Grinnell, Stop Cheating Your Workers

UGSDW’s treasurer, Quinn Ercolani, wrote a letter to the editor of the S&B today about the College’s treatment of high school workers. Read it below.

We hear a lot about Grinnell’s commitment to social responsibility. It’s plastered all over the College’s website and the glossy brochures it sends out every fall. But what does that commitment look like in practice?

Last October, UGSDW signed a contract with Grinnell, raising student staff wages in the dining hall from $8.50 to $9.25 per hour. The College also decided to raise wages for workers at the Spencer Grill and Catering. But it left some workers out.

There are about a dozen students from Grinnell High School who work in the dining hall. They do the same kind of work as their college-aged counterparts, and often have more experience and work more hours per week.
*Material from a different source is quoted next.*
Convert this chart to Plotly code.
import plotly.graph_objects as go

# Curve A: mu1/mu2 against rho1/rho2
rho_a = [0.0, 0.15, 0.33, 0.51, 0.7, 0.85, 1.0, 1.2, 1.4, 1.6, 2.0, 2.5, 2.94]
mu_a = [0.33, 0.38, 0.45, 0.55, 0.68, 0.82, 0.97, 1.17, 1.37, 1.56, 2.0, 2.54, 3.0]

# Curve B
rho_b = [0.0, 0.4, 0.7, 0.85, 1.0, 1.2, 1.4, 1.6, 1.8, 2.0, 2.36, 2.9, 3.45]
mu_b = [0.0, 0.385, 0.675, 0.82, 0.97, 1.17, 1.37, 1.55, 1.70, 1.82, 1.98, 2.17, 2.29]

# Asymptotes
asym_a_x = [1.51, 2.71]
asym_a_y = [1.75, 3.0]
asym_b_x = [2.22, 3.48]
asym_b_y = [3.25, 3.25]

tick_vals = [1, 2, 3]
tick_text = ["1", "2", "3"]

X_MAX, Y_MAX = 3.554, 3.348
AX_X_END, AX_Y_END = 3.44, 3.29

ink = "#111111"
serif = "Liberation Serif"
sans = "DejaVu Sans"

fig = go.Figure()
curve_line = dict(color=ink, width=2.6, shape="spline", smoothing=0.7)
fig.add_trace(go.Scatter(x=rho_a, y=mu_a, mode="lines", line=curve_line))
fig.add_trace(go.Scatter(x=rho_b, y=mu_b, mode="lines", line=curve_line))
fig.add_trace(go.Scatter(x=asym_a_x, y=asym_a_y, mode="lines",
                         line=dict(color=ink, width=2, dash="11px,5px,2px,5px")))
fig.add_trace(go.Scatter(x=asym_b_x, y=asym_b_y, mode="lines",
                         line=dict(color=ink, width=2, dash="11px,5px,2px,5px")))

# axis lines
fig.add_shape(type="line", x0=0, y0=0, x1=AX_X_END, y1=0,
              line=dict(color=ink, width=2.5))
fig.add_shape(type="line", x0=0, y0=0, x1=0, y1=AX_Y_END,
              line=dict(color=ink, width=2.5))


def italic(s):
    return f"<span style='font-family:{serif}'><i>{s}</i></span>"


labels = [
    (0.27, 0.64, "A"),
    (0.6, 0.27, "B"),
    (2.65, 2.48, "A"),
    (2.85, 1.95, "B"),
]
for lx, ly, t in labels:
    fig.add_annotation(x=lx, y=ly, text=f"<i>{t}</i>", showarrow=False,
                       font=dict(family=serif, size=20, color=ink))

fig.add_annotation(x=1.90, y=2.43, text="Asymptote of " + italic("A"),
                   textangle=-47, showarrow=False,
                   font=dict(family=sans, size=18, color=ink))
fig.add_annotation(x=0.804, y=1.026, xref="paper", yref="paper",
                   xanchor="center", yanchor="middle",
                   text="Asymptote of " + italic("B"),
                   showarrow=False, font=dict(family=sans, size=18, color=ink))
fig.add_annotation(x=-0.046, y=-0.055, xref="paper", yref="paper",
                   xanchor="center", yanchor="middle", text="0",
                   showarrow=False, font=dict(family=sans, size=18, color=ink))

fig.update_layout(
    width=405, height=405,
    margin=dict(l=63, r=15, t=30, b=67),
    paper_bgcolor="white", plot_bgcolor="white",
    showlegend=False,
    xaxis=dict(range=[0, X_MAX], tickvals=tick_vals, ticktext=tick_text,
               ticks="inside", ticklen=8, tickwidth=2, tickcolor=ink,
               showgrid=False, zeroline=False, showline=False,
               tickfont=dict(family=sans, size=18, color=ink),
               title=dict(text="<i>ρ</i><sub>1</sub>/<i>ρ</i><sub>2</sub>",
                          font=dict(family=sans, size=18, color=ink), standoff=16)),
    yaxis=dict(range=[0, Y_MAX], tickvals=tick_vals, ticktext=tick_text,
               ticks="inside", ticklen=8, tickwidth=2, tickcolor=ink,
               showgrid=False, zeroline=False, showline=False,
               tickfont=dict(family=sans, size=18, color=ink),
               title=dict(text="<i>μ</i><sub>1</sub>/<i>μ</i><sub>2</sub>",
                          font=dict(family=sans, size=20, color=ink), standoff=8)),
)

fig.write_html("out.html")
But they have been left out to dry by the College administration, which refuses to pay them the contract-mandated higher wage.
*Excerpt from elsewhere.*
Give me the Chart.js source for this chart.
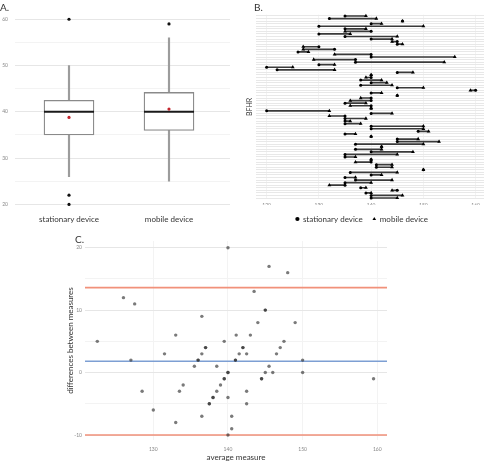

When UGSDW found out about the issue, we immediately filed a grievance with the College, following a process we agreed on to resolve disputes like this. However, the College maintained that these students were not covered and would not receive the pay they were due.

We then presented the case to the College for binding arbitration, where a panel of SGA officers and faculty members would hold a hearing and make a final decision. The College refused.

Their refusal was a blatant repudiation of the contract and a shameful attempt to dodge the issue. If they are so certain that they are right, what is there to fear from a panel of impartial arbitrators?

At this point, the union had little choice but to bring the issue before the National Labor Relations Board, a federal government agency. The Board has appointed an agent to investigate the claim and decide whether to bring formal charges against the College.

Regardless of the outcome of the federal investigation, the College retains a legal and moral obligation to pay high school students a fair wage. These students work the same shifts and have the same duties as we do, but the College pays them less for their work. They refuse even to discuss the issue.

Grinnell—it’s simple. If you truly care about social responsibility, stop cheating your workers and start following the rules.